* The exercise: Only the lines from the start of the data through the line containing "yTickValues = [7000,7500,8000,8500,9000,9500,10000,10500,11000];" should be written out, exactly as they are, with both ends included and the pictures left out.

* Data:
________________________

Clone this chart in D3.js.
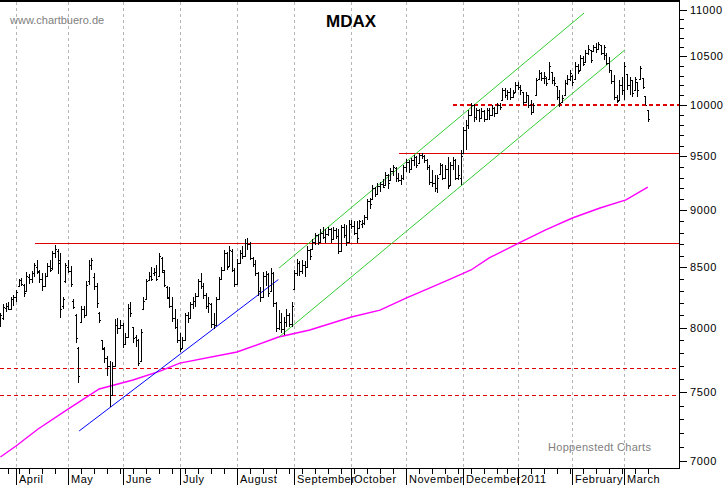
<!DOCTYPE html>
<html><head><meta charset="utf-8">
<script src="https://cdn.jsdelivr.net/npm/d3@7"></script>
<style>html,body{margin:0;padding:0;background:#fff;}svg{display:block;}</style>
</head><body><div id="chart"></div>
<script>
// ---- DATA ----
const title = "MDAX";
const startDate = "2010-03-24";
const holidays = ["2010-04-02","2010-04-05","2010-12-24","2010-12-31"];
const monthLabels = ["April","May","June","July","August","September","October","November","December","2011","February","March"];
const yTickValues = [7000,7500,8000,8500,9000,9500,10000,10500,11000];

const open = [8030,8080,8160,8180,8150,8230,8250,8340,8390,8350,8300,8420,8400,8450,8500,8460,8400,8340,8430,8510,8490,8620,8640,8560,8180,8380,8500,8470,8220,8100,7840,8050,8150,8100,8380,8520,8420,8340,8120,7900,7830,7760,7700,7480,7700,8020,8000,8020,7870,7930,8160,8010,7930,7900,7740,8150,8230,8390,8430,8450,8460,8430,8580,8460,8330,8240,8180,8080,8010,7900,7840,7900,8100,8080,8190,8220,8260,8380,8340,8270,8180,8190,8030,8020,8230,8400,8480,8620,8510,8640,8480,8360,8540,8620,8600,8710,8700,8580,8530,8450,8300,8250,8430,8440,8300,8450,8200,8000,8050,7990,8050,8100,8030,8320,8450,8540,8470,8520,8500,8650,8660,8720,8780,8720,8800,8760,8790,8830,8740,8820,8770,8640,8850,8780,8720,8880,8860,8800,8840,8880,8890,8940,9080,9100,9200,9150,9220,9240,9230,9320,9280,9360,9390,9300,9280,9300,9400,9450,9380,9460,9490,9440,9510,9500,9460,9400,9260,9250,9200,9330,9420,9300,9380,9230,9420,9460,9300,9300,9530,9750,9800,9900,10000,9880,9950,9870,9940,9860,9950,9900,9970,9920,10000,10050,10150,10100,10130,10080,10130,10200,10180,10130,10030,10100,10000,9930,10100,10260,10330,10280,10280,10260,10340,10250,10190,10080,10030,10100,10220,10260,10300,10260,10400,10360,10480,10440,10540,10570,10560,10600,10580,10620,10540,10520,10430,10360,10240,10080,10050,10200,10150,10320,10200,10250,10150,10230,10260,10280,10090,9950];
const high = [8120,8190,8200,8210,8250,8270,8310,8400,8410,8360,8460,8440,8470,8540,8560,8480,8450,8450,8540,8560,8640,8690,8660,8620,8250,8540,8560,8510,8230,8110,7850,8180,8180,8380,8560,8580,8450,8370,8130,7900,7850,7780,7740,7730,8070,8080,8060,8040,7960,8190,8210,8010,7940,7910,7990,8250,8400,8460,8500,8490,8520,8620,8590,8480,8340,8330,8250,8150,8070,7960,7930,8120,8130,8210,8250,8280,8400,8450,8370,8280,8250,8200,8120,8250,8420,8500,8650,8630,8680,8660,8490,8570,8650,8680,8740,8750,8720,8590,8560,8460,8330,8460,8470,8450,8490,8460,8210,8140,8120,8090,8150,8120,8210,8480,8570,8550,8560,8550,8680,8660,8740,8800,8790,8830,8850,8830,8850,8840,8850,8840,8830,8870,8880,8870,8910,8910,8900,8900,8910,8910,8960,9100,9110,9230,9210,9250,9260,9290,9350,9330,9390,9420,9400,9340,9320,9420,9470,9460,9480,9510,9500,9530,9530,9510,9470,9420,9370,9320,9320,9440,9430,9420,9490,9450,9490,9470,9420,9560,9780,9850,9950,10020,10010,9970,9960,9970,9950,9970,9970,10000,9980,10020,10020,10170,10170,10150,10170,10150,10230,10230,10200,10130,10130,10100,10050,10020,10280,10360,10340,10340,10290,10440,10340,10290,10190,10150,10100,10250,10310,10360,10310,10440,10420,10520,10500,10570,10620,10570,10620,10640,10650,10620,10620,10540,10490,10360,10310,10100,10250,10290,10440,10320,10290,10250,10290,10230,10400,10280,10090,9950];
const low = [8010,8060,8130,8140,8140,8180,8210,8330,8340,8250,8290,8360,8370,8420,8440,8370,8300,8330,8420,8460,8480,8580,8440,8080,8150,8370,8450,8330,8150,7880,7570,8040,8080,8100,8350,8480,8310,8160,8040,7820,7720,7620,7390,7480,7700,7950,7990,7840,7870,7930,8090,7880,7850,7700,7740,8150,8230,8390,8380,8430,8380,8430,8450,8330,8230,8160,8050,7990,7880,7810,7830,7900,8040,8080,8150,8170,8250,8320,8230,8150,8120,8000,7990,8020,8230,8400,8480,8480,8510,8460,8330,8360,8540,8570,8600,8650,8560,8500,8430,8260,8210,8250,8340,8250,8300,8170,7970,7980,7960,7940,8010,8010,8010,8310,8430,8430,8440,8420,8500,8560,8650,8690,8690,8710,8740,8710,8770,8710,8740,8740,8610,8640,8750,8680,8720,8830,8780,8710,8830,8840,8870,8910,9010,9100,9120,9140,9170,9200,9230,9190,9280,9310,9260,9260,9230,9280,9350,9340,9370,9410,9390,9440,9470,9440,9370,9230,9210,9170,9160,9330,9280,9300,9190,9230,9370,9280,9280,9230,9530,9560,9760,9900,9830,9850,9830,9870,9830,9860,9850,9900,9880,9920,9950,10050,10070,10050,10050,10070,10130,10150,10100,10000,10020,9970,9900,9920,10100,10260,10240,10210,10190,10260,10210,10190,10050,9980,10020,10100,10200,10240,10190,10260,10320,10360,10400,10440,10520,10430,10550,10540,10570,10520,10460,10410,10330,10210,10050,10020,10050,10100,10050,10150,10100,10080,10150,10080,10250,10160,10000,9830];
const close = [8100,8170,8180,8150,8230,8250,8290,8390,8360,8280,8430,8400,8450,8520,8470,8400,8340,8430,8510,8480,8620,8660,8540,8150,8230,8520,8470,8360,8170,7920,7620,8150,8100,8350,8520,8560,8340,8200,8060,7840,7760,7700,7480,7700,8020,8000,8020,7870,7930,8160,8120,7920,7900,7720,7970,8220,8380,8430,8400,8460,8400,8600,8480,8350,8250,8180,8080,8010,7900,7830,7900,8100,8080,8190,8220,8260,8380,8340,8270,8180,8200,8030,8020,8230,8400,8480,8620,8500,8650,8480,8360,8540,8620,8600,8710,8700,8580,8530,8450,8300,8250,8430,8440,8280,8450,8200,8000,8050,7990,8050,8100,8030,8180,8450,8540,8470,8520,8500,8650,8600,8720,8780,8720,8800,8760,8790,8830,8740,8820,8770,8640,8850,8780,8720,8880,8860,8800,8750,8900,8890,8940,9080,9060,9200,9150,9220,9240,9210,9320,9250,9360,9400,9300,9280,9300,9400,9450,9380,9460,9490,9420,9510,9500,9460,9400,9260,9250,9200,9300,9420,9300,9380,9220,9420,9460,9300,9320,9500,9750,9800,9900,10000,9880,9950,9870,9940,9860,9950,9900,9970,9920,10000,9980,10150,10100,10130,10080,10120,10200,10180,10150,10030,10100,10000,9930,10000,10250,10330,10280,10300,10220,10400,10250,10220,10080,10020,10070,10220,10260,10330,10230,10400,10350,10480,10420,10540,10580,10460,10600,10580,10630,10540,10600,10430,10360,10240,10080,10040,10200,10150,10400,10200,10250,10120,10260,10150,10380,10180,10000,9860];

// 200-day moving average, read at selected bar indices
const maIndex = [0,6,14.5,26,38,51,61.4,69,91,107,119,135,146,156,165,173,181,188,199.5,209.5,220,230.6,240.6,249];
const maValue = [7028,7106,7228,7374,7524,7592,7660,7722,7808,7926,7982,8087,8143,8242,8325,8400,8477,8580,8710,8823,8930,9020,9093,9210];

// trendlines: [startIndex, startValue, endIndex, endValue]
const blueLine = [30.3, 7214, 106.9, 8396];
const greenUpper = [107.2, 8494, 224.5, 10967];
const greenLower = [107.2, 7927, 240.2, 10569];
// horizontal levels
const solidLevels = [{v: 8710, from: 13.3}, {v: 9530, from: 153.3}];
const dashedLevels = [{v: 10000, from: 174.2, w: 2}, {v: 7683, from: -1, w: 1}, {v: 7478, from: -1, w: 1}];

// ---- CHART ----
const W = 723, H = 485;
const plotRight = 679.5, plotBottom = 468;
const svg = d3.select("#chart").append("svg").attr("width", W).attr("height", H)
  .style("font-family", "'Liberation Sans', Arial, sans-serif");
svg.append("rect").attr("width", W).attr("height", H).attr("fill", "#fff");

// trading days
const hol = new Set(holidays);
const dates = [];
{
  let d = new Date(startDate + "T12:00:00Z");
  while (dates.length < close.length) {
    const wd = d.getUTCDay();
    const key = d.toISOString().slice(0, 10);
    if (wd !== 0 && wd !== 6 && !hol.has(key)) dates.push(new Date(d));
    d = new Date(d.getTime() + 86400000);
  }
}
const x = d3.scaleLinear().domain([0, close.length - 1]).range([0.4, 0.4 + 2.6 * (close.length - 1)]);
const y = d3.scaleLog().domain([7000, 11000]).range([461, 10]);

const monthIdx = [], weekIdx = [];
dates.forEach((d, i) => {
  if (i === 0) return;
  const p = dates[i - 1];
  if (d.getUTCMonth() !== p.getUTCMonth()) monthIdx.push(i);
  else if (d.getUTCDay() < p.getUTCDay() || (d - p) > 3 * 86400000) weekIdx.push(i);
});
if (dates[0].getUTCDay() === 1) weekIdx.unshift(0);

const px = v => Math.round(v) + 0.5;
svg.append("clipPath").attr("id", "plot").append("rect").attr("x", 0).attr("y", 0).attr("width", plotRight).attr("height", plotBottom);

// gridlines
svg.append("g").selectAll("line").data(monthIdx).join("line")
  .attr("x1", i => px(x(i))).attr("x2", i => px(x(i)))
  .attr("y1", 2).attr("y2", plotBottom)
  .attr("stroke", "#b4b4b4").attr("stroke-width", 1).attr("stroke-dasharray", "3,3")
  .attr("shape-rendering", "crispEdges");

const g = svg.append("g").attr("clip-path", "url(#plot)");

// horizontal levels
g.selectAll(".solid").data(solidLevels).join("line")
  .attr("x1", d => x(d.from)).attr("x2", plotRight)
  .attr("y1", d => px(y(d.v))).attr("y2", d => px(y(d.v)))
  .attr("stroke", "#e00000").attr("stroke-width", 1).attr("shape-rendering", "crispEdges");
g.selectAll(".dashed").data(dashedLevels).join("line")
  .attr("x1", d => d.from < 0 ? 0 : x(d.from)).attr("x2", plotRight)
  .attr("y1", d => d.w === 2 ? Math.round(y(d.v)) : px(y(d.v)))
  .attr("y2", d => d.w === 2 ? Math.round(y(d.v)) : px(y(d.v)))
  .attr("stroke", "#e00000").attr("stroke-width", d => d.w).attr("stroke-dasharray", "4,3")
  .attr("shape-rendering", "crispEdges");

// moving average
const maPts = maIndex.map((i, k) => [i, maValue[k]]);
g.append("path").datum(maPts)
  .attr("d", d3.line().x(d => x(d[0])).y(d => y(d[1])))
  .attr("fill", "none").attr("stroke", "#ff00ff").attr("stroke-width", 1.4);

// trendlines
function trend(arr, color) {
  g.append("line")
    .attr("x1", x(arr[0])).attr("y1", y(arr[1]))
    .attr("x2", x(arr[2])).attr("y2", y(arr[3]))
    .attr("stroke", color).attr("stroke-width", 1);
}
trend(blueLine, "#0000ff");
trend(greenUpper, "#33cc33");
trend(greenLower, "#33cc33");

// OHLC bars
const bars = g.append("g").attr("stroke", "#000").attr("stroke-width", 1).attr("shape-rendering", "crispEdges");
close.forEach((c, i) => {
  const cx = Math.round(x(i)) + 0.5;
  bars.append("line").attr("x1", cx).attr("x2", cx).attr("y1", Math.round(y(high[i]))).attr("y2", Math.round(y(low[i])));
  bars.append("line").attr("x1", cx - 1.5).attr("x2", cx).attr("y1", px(y(open[i]))).attr("y2", px(y(open[i])));
  bars.append("line").attr("x1", cx).attr("x2", cx + 1.5).attr("y1", px(y(c))).attr("y2", px(y(c)));
});

// frame
svg.append("line").attr("x1", 0).attr("x2", plotRight).attr("y1", 1).attr("y2", 1)
  .attr("stroke", "#000").attr("stroke-width", 2).attr("shape-rendering", "crispEdges");
svg.append("line").attr("x1", plotRight).attr("x2", plotRight).attr("y1", 0).attr("y2", plotBottom + 0.5)
  .attr("stroke", "#000").attr("stroke-width", 1).attr("shape-rendering", "crispEdges");
svg.append("line").attr("x1", 0).attr("x2", plotRight).attr("y1", plotBottom + 0.5).attr("y2", plotBottom + 0.5)
  .attr("stroke", "#000").attr("stroke-width", 1).attr("shape-rendering", "crispEdges");

// right axis
const minorTicks = d3.range(7000, 11001, 100).filter(v => !yTickValues.includes(v));
const ax = svg.append("g").attr("stroke", "#000").attr("shape-rendering", "crispEdges");
ax.selectAll(".mn").data(minorTicks).join("line")
  .attr("x1", plotRight).attr("x2", plotRight + 4).attr("y1", v => px(y(v))).attr("y2", v => px(y(v)));
ax.selectAll(".mj").data(yTickValues).join("line")
  .attr("x1", plotRight).attr("x2", plotRight + 7).attr("y1", v => px(y(v))).attr("y2", v => px(y(v)));
svg.append("g").selectAll("text").data(yTickValues).join("text")
  .attr("x", 690).attr("y", v => y(v) + 4).text(d => d)
  .attr("font-size", 11).attr("letter-spacing", 0.6).attr("fill", "#000");

// bottom axis
const bx = svg.append("g").attr("stroke", "#000").attr("shape-rendering", "crispEdges");
bx.selectAll(".wk").data(weekIdx).join("line")
  .attr("x1", i => px(x(i))).attr("x2", i => px(x(i))).attr("y1", plotBottom).attr("y2", plotBottom + 6);
bx.selectAll(".mo").data(monthIdx).join("line")
  .attr("x1", i => px(x(i))).attr("x2", i => px(x(i))).attr("y1", plotBottom).attr("y2", H);
svg.append("g").selectAll("text").data(monthIdx).join("text")
  .attr("x", i => Math.round(x(i)) + 3).attr("y", 483)
  .text((i, k) => monthLabels[k])
  .attr("font-size", 11).attr("letter-spacing", 0.5).attr("fill", "#000");

// texts
svg.append("text").attr("x", 351).attr("y", 27).attr("text-anchor", "middle")
  .attr("font-size", 17).attr("font-weight", "bold").text(title);
svg.append("text").attr("x", 10).attr("y", 24).attr("font-size", 11).attr("fill", "#808080").text("www.chartbuero.de");
svg.append("text").attr("x", 548).attr("y", 451).attr("font-size", 11).attr("fill", "#808080")
  .attr("letter-spacing", 0.3).text("Hoppenstedt Charts");
</script>
</body></html>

________________________

* Result:
Clone this chart in D3.js.
<!DOCTYPE html>
<html><head><meta charset="utf-8">
<script src="https://cdn.jsdelivr.net/npm/d3@7"></script>
<style>html,body{margin:0;padding:0;background:#fff;}svg{display:block;}</style>
</head><body><div id="chart"></div>
<script>
// ---- DATA ----
const title = "MDAX";
const startDate = "2010-03-24";
const holidays = ["2010-04-02","2010-04-05","2010-12-24","2010-12-31"];
const monthLabels = ["April","May","June","July","August","September","October","November","December","2011","February","March"];
const yTickValues = [7000,7500,8000,8500,9000,9500,10000,10500,11000];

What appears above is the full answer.